Pensa non sapevo che domanda mi avresti fatto dopo ed era proprio quello di cui ho parlato alla fine della domanda precedente. Sì sei stato un mio interprete e non te la sei cavata neanche male in quel ruolo. Tornando a noi, da quel lavoro sono cresciuto sia anagraficamente che scenicamente. Ora, come ho accennato nella prima domanda, sono più vicino a quello che il pubblico può pensare vedendo un mio “lavoro”. Ovviamente io sono il mio primo spettatore ma comunque sono sempre io che giudico il mio prodotto quindi alle volte di sicuro dovrei aggiustare il tiro per mettermi più dentro la testa di uno spettatore “medio” e vedere il prodotto con i suoi occhi. Diciamo che sono meno menefreghista, ma resto sempre io. Che piaccia o no.

Non hai mai strizzato l’occhio alle mode facendo con il tuo teatro ciò che ti pareva. Il teatro di Enrico Maria Carraro Moda può essere visto come pura anarchia in barba al pubblico e alle regole?
Oddio, questa domanda mi spiazza un pochino. Non lo so, cioè le regole non mi sono mai piaciute. Pura anarchia diciamo proprio di no, dai. Possiamo dire che le regole del teatro per me sono molto ampie, non ci deve essere quella che tutti chiamano “magia” o immedesimazione o altre scemenze. C’è uno spazio da riempire, c’è qualcosa da dire, ci sono persone preposte a dire questo qualcosa, c’è un impianto audio che può aiutare a raccontare e ci sono dei fari che ognuno adopera come vuole. Queste le mie regole. Basta così.

Come giudichi la situazione teatrale attuale? Chi sono i registi teatrali che stimi di più?

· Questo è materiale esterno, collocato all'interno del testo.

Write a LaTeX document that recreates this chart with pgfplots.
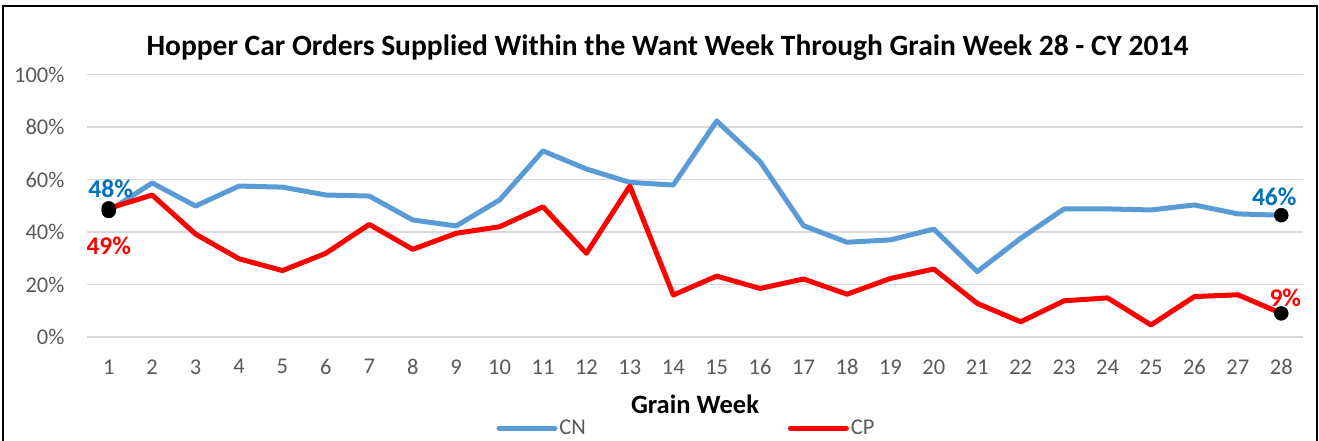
\documentclass[border=0pt]{standalone}
\usepackage{fontspec}
\setmainfont{Carlito}
\usepackage{pgfplots}
\pgfplotsset{compat=1.18}
\definecolor{cnblue}{HTML}{5B9BD5}
\definecolor{cnlabel}{HTML}{0070C0}
\definecolor{cpred}{HTML}{FF0000}
\definecolor{ticktext}{HTML}{595959}
\definecolor{gridgray}{HTML}{D9D9D9}
\begin{document}
\begin{tikzpicture}
\useasboundingbox (0,0) rectangle (1319pt,-440pt);
\draw[line width=2.2pt] (3pt,-480pt) -- (3pt,-6pt) -- (1317pt,-6pt) -- (1317pt,-480pt);
\node[anchor=base, font=\fontsize{29.5}{34}\selectfont\bfseries] at (667.5pt,-55pt) {Hopper Car Orders Supplied Within the Want Week Through Grain Week 28 - CY 2014};
\begin{axis}[
  at={(87pt,-337pt)}, anchor=south west,
  scale only axis, width=1216pt, height=262.5pt,
  xmin=0.5, xmax=28.5, ymin=0, ymax=100,
  xtick={1,...,28}, ytick={0,20,...,100},
  axis line style={draw=none}, tick style={draw=none},
  ymajorgrids, grid style={gridgray, line width=1.5pt},
  /pgf/number format/assume math mode=true,
  yticklabel={\pgfmathprintnumber{\tick}\%},
  ticklabel style={font=\fontsize{22.5}{26}\selectfont, text=ticktext},
  yticklabel style={xshift=-19pt},
  xticklabel style={yshift=-19pt},
  xlabel={Grain Week},
  xlabel style={at={(axis description cs:0.5,-0.29)}, anchor=base, font=\fontsize{26.5}{30}\selectfont\bfseries},
  legend columns=2,
  legend style={at={(axis description cs:0.493,-0.347)}, anchor=center, draw=none, fill=none,
    font=\fontsize{22.5}{26}\selectfont, text=ticktext,
    /tikz/every even column/.append style={column sep=200pt}},
  legend image code/.code={\draw[#1, line cap=round] (0pt,0pt) -- (56pt,0pt);},
]
\addplot[cnblue, line width=5pt, line join=round] coordinates {
(1,48) (2,58.7) (3,49.9) (4,57.5) (5,57.1) (6,54.1) (7,53.7) (8,44.6) (9,42.3) (10,52.2)
(11,70.9) (12,64.0) (13,58.9) (14,57.9) (15,82.3) (16,66.8) (17,42.4) (18,36.1) (19,37.0) (20,41.1)
(21,24.9) (22,37.6) (23,48.8) (24,48.8) (25,48.4) (26,50.3) (27,46.9) (28,46.4)};
\addlegendentry{CN}
\addplot[cpred, line width=5pt, line join=round] coordinates {
(1,49) (2,54.1) (3,39.2) (4,29.8) (5,25.3) (6,31.9) (7,42.9) (8,33.4) (9,39.5) (10,42.0)
(11,49.6) (12,31.9) (13,57.5) (14,16.0) (15,23.2) (16,18.5) (17,22.1) (18,16.3) (19,22.3) (20,25.9)
(21,12.8) (22,5.8) (23,13.8) (24,14.9) (25,4.6) (26,15.4) (27,16.1) (28,9)};
\addlegendentry{CP}
\addplot[only marks, mark=*, mark size=7pt, black, forget plot] coordinates {(1,48) (1,49) (28,46.4) (28,9)};
\node[font=\fontsize{25.5}{30}\selectfont\bfseries, text=cnlabel] at (axis cs:1,48) [xshift=2pt, yshift=22pt] {48\%};
\node[font=\fontsize{25.5}{30}\selectfont\bfseries, text=cpred] at (axis cs:1,49) [yshift=-37pt] {49\%};
\node[font=\fontsize{25.5}{30}\selectfont\bfseries, text=cnlabel] at (axis cs:28,46.4) [xshift=-7pt, yshift=18pt] {46\%};
\node[font=\fontsize{25.5}{30}\selectfont\bfseries, text=cpred] at (axis cs:28,9) [xshift=4pt, yshift=16pt] {9\%};
\end{axis}
\end{tikzpicture}
\end{document}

Non posso andare a teatro, purtroppo. Posso vedere chi ha delle tournée attive, sempre i soliti noti. Non entro nel merito dei meriti che sicuramente avranno, pochi e ben nascosti, ma li hanno, dai! Apprezzavo, quando il teatro era un luogo di “arte” e non uno strumento politico. Uno dei registi che stimo di più è Pippo Del Bono. Si mette in discussione a ogni suo spettacolo ed è sempre sincero. Non è poco.

C’è chi dice che il livello di opere teatrale a Roma negli ultimi anni sia pessimo. Che ne pensi? E cosa ti auguri per il teatro romano?

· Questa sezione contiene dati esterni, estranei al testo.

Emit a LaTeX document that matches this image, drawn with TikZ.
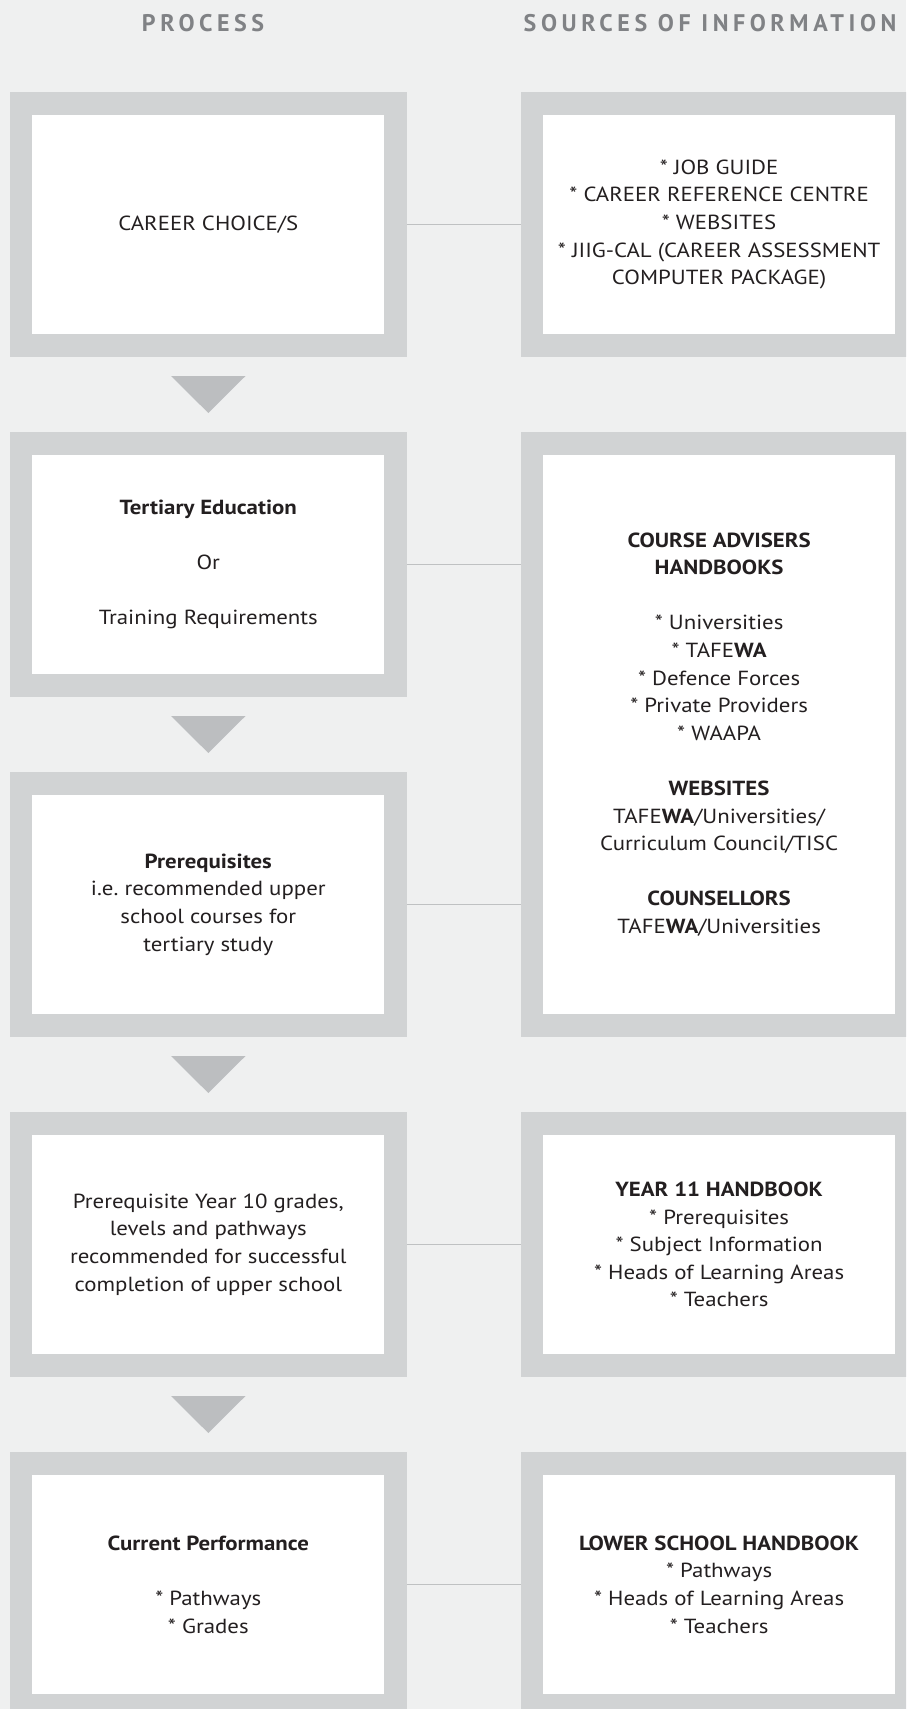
\documentclass[tikz,border=0pt]{standalone}
\usepackage{fontspec}
\setmainfont[FakeStretch=1.12]{PT Sans}
\newfontfamily\headfont[LetterSpace=19]{PT Sans}
\usepackage{xcolor}
\definecolor{pagebg}{HTML}{EFF0F0}
\definecolor{framegray}{HTML}{D1D3D4}
\definecolor{arrowgray}{HTML}{BCBEC0}
\definecolor{linkgray}{HTML}{BFC1C2}
\definecolor{headgray}{HTML}{808285}
\definecolor{inkdark}{HTML}{231F20}
\usepackage{tikz}
\usetikzlibrary{positioning,calc}

\begin{document}
\begin{tikzpicture}[
    font=\fontsize{10.2}{13.8}\selectfont,
    box/.style={draw=framegray, fill=white, line width=11.25pt, outer sep=5.625pt,
                minimum width=187.25pt, minimum height=120.95pt, inner sep=0pt,
                align=center, text=inkdark},
    head/.style={font=\headfont\bfseries\fontsize{12}{14}\selectfont, text=headgray,
                 inner sep=0pt, outer sep=0pt},
    link/.style={draw=linkgray, line width=0.75pt},
    tri/.style={fill=arrowgray}]
  \path[use as bounding box, fill=pagebg] (0,0) rectangle (453pt,-854.5pt);
  \clip (0,0) rectangle (453pt,-854.5pt);

  \node[box] (career) at (104.15pt,-112.25pt) {CAREER CHOICE/S};
  \node[box, below=37.8pt of career] (tertiary)
    {\textbf{Tertiary Education}\\[13.8pt]Or\\[13.8pt]Training Requirements};
  \node[box, below=37.8pt of tertiary] (prereq)
    {\textbf{Prerequisites}\\i.e.\ recommended upper\\school courses for\\tertiary study};
  \node[box, below=37.8pt of prereq] (grades)
    {Prerequisite Year 10 grades,\\levels and pathways\\recommended for successful\\completion of upper school};
  \node[box, below=37.8pt of grades] (current)
    {\textbf{Current Performance}\\[13.8pt]* Pathways\\* Grades};

  \node[box, right=56.9pt of career] (jobguide)
    {* JOB GUIDE\\* CAREER REFERENCE CENTRE\\* WEBSITES\\* JIIG-CAL (CAREER ASSESSMENT\\COMPUTER PACKAGE)};
  \node[box, minimum height=290.95pt, anchor=north west] (advisers)
    at ([xshift=56.9pt]tertiary.north east)
    {\textbf{COURSE ADVISERS}\\\textbf{HANDBOOKS}\\[13.8pt]* Universities\\* TAFE\textbf{WA}\\
     * Defence Forces\\* Private Providers\\* WAAPA\\[13.8pt]\textbf{WEBSITES}\\
     TAFE\textbf{WA}/Universities/\\Curriculum Council/TISC\\[13.8pt]\textbf{COUNSELLORS}\\
     TAFE\textbf{WA}/Universities};
  \node[box, right=56.9pt of grades] (year11)
    {\textbf{YEAR 11 HANDBOOK}\\* Prerequisites\\* Subject Information\\* Heads of Learning Areas\\* Teachers};
  \node[box, right=56.9pt of current] (lowerschool)
    {\textbf{LOWER SCHOOL HANDBOOK}\\* Pathways\\* Heads of Learning Areas\\* Teachers};

  \node[head, above=30pt of career, xshift=-2.6pt] (hprocess) {PROCESS};
  \node[head, above=30pt of jobguide, xshift=-4.5pt] (hsources) {SOURCES OF INFORMATION};

  \draw[link] (career) -- (jobguide);
  \draw[link] (tertiary.east) -- (tertiary.east -| advisers.west);
  \draw[link] (prereq.east) -- (prereq.east -| advisers.west);
  \draw[link] (grades) -- (year11);
  \draw[link] (current) -- (lowerschool);

  \foreach \a/\b in {career/tertiary, tertiary/prereq, prereq/grades, grades/current}
    \fill[tri] ($(\a.south)!.5!(\b.north)$) +(-18.6pt,9.25pt) -- +(18.6pt,9.25pt) -- +(0,-9.25pt) -- cycle;
\end{tikzpicture}
\end{document}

Se parliamo di persone romane, sì non penso ci sia nulla di valore. Magari mi sono perso qualche romano, ma colpa mia, sono come si dice fuori dal giro. Per il teatro romano come per tutto il teatro non mi auguro un bel nulla. Dalla vita così come dal teatro non mi aspetto niente! Prendo tutti così come viene.